E' la Domenica delle Palme del 2014, in una piazza della città ucraina di Zaporozhye scendono centinaia di persone: con i loro slogan vogliono contestare i manifestanti di piazza Maidan che a Kiev si oppongono alla sospensione, da parte del governo ucraino, dell’accordo di associazione tra Ucraina e Unione Europea. Nel giro di poco tempo, attorno a loro si raduna un numero molto maggiore di persone favorevoli a quella sospensione che li circondano e iniziano a tempestarli di uova e farina. Arrivano pullman di persone da altre città per rafforzare le fila degli assedianti: in una città che si trova proprio sul confine delle zone in conflitto c’è il rischio serissimo di un’esplosione di violenza. Il vescovo cattolico e quello ortodosso-ucraino si incontrano e decidono di andare a parlare con le due parti, poi l’ortodosso solleva il medaglione con l’immagine di Maria e, insieme, i due si mettono alla guida di una colonna di persone, rompendo l’assedio e portando in salvo le donne e gli uomini che erano circondati.

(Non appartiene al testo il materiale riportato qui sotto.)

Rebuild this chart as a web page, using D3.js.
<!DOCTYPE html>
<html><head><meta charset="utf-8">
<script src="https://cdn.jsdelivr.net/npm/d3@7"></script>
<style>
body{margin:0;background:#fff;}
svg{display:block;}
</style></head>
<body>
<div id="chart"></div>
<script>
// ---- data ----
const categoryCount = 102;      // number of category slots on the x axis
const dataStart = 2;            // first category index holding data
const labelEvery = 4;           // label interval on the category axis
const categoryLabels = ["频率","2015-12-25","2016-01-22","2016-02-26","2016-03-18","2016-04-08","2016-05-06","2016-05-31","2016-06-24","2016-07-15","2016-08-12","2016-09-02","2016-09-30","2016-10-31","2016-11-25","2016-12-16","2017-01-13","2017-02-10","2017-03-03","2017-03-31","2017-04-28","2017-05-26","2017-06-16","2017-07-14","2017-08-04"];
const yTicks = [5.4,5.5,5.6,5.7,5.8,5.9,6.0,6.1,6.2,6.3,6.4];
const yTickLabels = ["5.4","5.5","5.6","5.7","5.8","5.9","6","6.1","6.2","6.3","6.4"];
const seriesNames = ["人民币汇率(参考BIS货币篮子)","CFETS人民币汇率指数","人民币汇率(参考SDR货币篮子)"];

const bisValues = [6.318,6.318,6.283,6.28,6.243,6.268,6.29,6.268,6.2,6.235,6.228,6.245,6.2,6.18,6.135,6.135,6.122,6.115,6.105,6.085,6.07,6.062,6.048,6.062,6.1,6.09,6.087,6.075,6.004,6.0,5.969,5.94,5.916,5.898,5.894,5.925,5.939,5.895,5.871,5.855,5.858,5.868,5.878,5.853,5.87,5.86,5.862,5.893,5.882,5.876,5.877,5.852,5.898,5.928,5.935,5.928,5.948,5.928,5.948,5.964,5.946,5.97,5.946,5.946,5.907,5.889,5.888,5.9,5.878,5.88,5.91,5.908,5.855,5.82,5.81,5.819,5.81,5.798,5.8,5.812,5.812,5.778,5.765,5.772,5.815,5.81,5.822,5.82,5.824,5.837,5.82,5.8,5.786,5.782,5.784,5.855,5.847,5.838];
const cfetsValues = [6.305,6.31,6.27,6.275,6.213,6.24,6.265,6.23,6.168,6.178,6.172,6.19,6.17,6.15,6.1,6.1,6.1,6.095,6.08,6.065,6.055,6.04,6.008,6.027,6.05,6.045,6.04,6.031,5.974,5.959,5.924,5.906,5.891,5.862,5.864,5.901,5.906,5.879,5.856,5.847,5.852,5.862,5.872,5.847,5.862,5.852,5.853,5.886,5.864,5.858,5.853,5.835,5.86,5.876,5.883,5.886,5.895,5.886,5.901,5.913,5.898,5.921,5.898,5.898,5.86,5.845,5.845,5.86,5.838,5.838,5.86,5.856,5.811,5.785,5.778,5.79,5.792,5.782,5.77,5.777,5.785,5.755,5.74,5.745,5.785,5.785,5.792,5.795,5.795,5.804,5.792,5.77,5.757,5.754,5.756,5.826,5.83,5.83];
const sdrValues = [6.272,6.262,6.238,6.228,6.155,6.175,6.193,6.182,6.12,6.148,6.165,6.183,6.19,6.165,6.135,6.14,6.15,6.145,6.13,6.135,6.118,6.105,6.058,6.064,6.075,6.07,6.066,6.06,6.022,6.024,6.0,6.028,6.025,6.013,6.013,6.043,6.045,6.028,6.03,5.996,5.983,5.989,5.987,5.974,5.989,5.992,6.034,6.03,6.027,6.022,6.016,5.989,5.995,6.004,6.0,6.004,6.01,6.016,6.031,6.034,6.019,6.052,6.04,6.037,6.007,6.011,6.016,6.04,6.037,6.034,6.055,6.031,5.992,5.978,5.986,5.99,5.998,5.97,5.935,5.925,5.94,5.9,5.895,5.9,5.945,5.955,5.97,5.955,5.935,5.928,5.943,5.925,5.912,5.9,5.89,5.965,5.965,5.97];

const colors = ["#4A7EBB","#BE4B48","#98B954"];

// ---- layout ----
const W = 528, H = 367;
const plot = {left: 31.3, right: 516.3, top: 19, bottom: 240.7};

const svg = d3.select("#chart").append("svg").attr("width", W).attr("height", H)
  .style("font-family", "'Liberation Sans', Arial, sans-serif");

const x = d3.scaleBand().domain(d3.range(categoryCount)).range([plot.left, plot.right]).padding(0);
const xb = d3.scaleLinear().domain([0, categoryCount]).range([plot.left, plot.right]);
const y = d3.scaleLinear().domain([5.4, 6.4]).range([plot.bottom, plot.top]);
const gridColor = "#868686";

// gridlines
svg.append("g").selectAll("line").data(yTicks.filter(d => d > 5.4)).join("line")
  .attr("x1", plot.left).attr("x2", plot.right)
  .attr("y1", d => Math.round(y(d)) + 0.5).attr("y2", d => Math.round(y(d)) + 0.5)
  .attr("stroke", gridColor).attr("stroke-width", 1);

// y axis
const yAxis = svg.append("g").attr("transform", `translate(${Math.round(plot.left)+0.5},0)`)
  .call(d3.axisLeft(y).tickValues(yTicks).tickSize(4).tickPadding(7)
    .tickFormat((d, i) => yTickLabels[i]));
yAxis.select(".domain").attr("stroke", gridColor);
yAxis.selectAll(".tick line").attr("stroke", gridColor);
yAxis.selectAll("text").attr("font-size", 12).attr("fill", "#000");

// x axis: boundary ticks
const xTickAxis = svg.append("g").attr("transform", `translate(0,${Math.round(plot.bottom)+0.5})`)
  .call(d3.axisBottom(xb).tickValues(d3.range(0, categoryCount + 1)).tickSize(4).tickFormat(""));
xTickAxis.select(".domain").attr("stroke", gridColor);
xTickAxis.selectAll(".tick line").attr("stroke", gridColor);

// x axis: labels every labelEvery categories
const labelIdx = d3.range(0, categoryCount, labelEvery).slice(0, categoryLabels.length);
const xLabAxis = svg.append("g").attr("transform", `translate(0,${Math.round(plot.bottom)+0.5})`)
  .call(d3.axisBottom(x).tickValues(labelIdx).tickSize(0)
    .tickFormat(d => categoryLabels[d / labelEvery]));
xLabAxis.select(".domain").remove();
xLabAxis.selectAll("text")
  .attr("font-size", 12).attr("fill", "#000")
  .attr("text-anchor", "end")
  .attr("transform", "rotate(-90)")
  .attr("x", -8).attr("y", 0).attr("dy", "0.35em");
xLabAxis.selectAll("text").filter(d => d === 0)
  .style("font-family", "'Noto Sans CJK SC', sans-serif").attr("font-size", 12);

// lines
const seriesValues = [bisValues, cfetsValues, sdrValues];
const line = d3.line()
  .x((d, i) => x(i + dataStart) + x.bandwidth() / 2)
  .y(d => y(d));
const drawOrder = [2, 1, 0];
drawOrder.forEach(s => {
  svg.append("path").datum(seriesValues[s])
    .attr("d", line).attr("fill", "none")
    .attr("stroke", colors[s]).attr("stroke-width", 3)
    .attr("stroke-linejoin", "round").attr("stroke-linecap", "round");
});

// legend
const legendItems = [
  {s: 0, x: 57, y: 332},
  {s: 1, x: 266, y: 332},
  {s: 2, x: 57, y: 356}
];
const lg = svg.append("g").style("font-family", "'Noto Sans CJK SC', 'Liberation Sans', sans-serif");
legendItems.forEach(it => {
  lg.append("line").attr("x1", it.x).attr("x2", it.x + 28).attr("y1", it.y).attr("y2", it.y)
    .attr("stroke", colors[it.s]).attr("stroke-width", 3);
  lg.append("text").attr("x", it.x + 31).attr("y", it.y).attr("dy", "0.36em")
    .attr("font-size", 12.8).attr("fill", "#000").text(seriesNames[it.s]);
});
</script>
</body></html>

Luka Kovalenko, il vescovo della chiesa ortodossa ucraina che è stato protagonista di questo episodio, è stato in visita a Genova lo scorso finesettimana, dove ha incontrato la Chiesa genovese e ha parlato a molta gente. In occasione della Settimana di preghiera per l’unità dei cristiani, ricordare come l’amicizia con il vescovo cattolico permise di salvare tante vite evitando uno spargimento di sangue, aiuta a comprendere come la ricerca dell’unità non sia solo un esercizio di cortesia, ma «l’unità è misteriosamente e concretamente un muro contro il male». Invitato dalla Comunità di Sant’Egidio, Kovalenko, che è arcivescovo dell’eparchia di Zaporozhe e Melitopol’, non ha tenuto una vera conferenza, ma ha dialogato – nella sala Frate Sole del convento dell’Annunziata – sulle sfide della riconciliazione in Ucraina, sul ruolo dell’educazione e dei media, sul dialogo tra le generazioni.

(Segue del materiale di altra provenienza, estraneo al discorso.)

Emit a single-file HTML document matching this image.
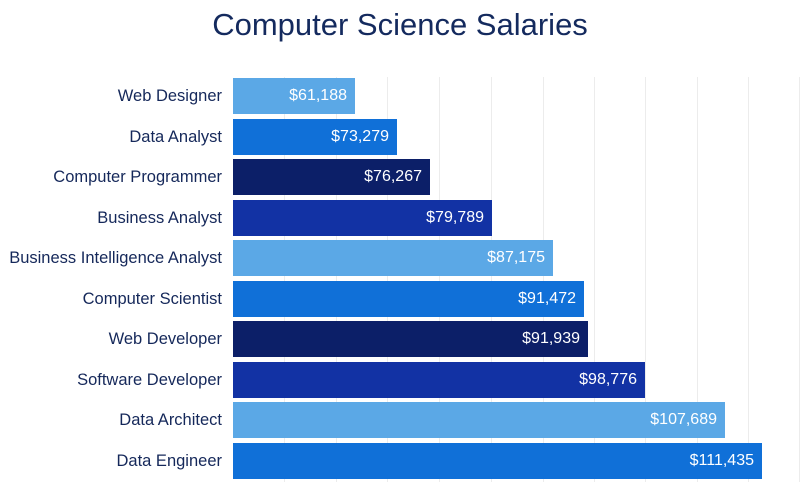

«Noi cristiani – ha spiegato il Vescovo – non esortiamo mai alla vittoria dell’una parte o dell’altra, ma per noi l’unica vittoria è la riconciliazione. La Chiesa conosce una sola vittoria: quella dell’uomo su se stesso». Passando dalla politica alla spiritualità, Luka Kovalenko ha raccontato qualcosa delle tensioni che ancora lacerano l’Ucraina (nonostante la tregua ufficiale, solo nel giorno di venerdì scorso settanta scontri a fuoco nel paese - «cristiani che sparano ad altri cristiani» - con un soldato morto e più di dieci feriti), ma ha anche voluto parlare di quanto sia necessario un lavoro di pacificazione che parta dall’interiorità degli uomini e delle donne: «noi siamo chiamati a creare fiducia, a costruire quella che Sant’Agostino chiamava una “concordia ordinata”, ad educare noi stessi e i nostri figli alla pace: la riconciliazione non è innanzitutto un lavoro diplomatico, ma inizia dal cuore dell’uomo».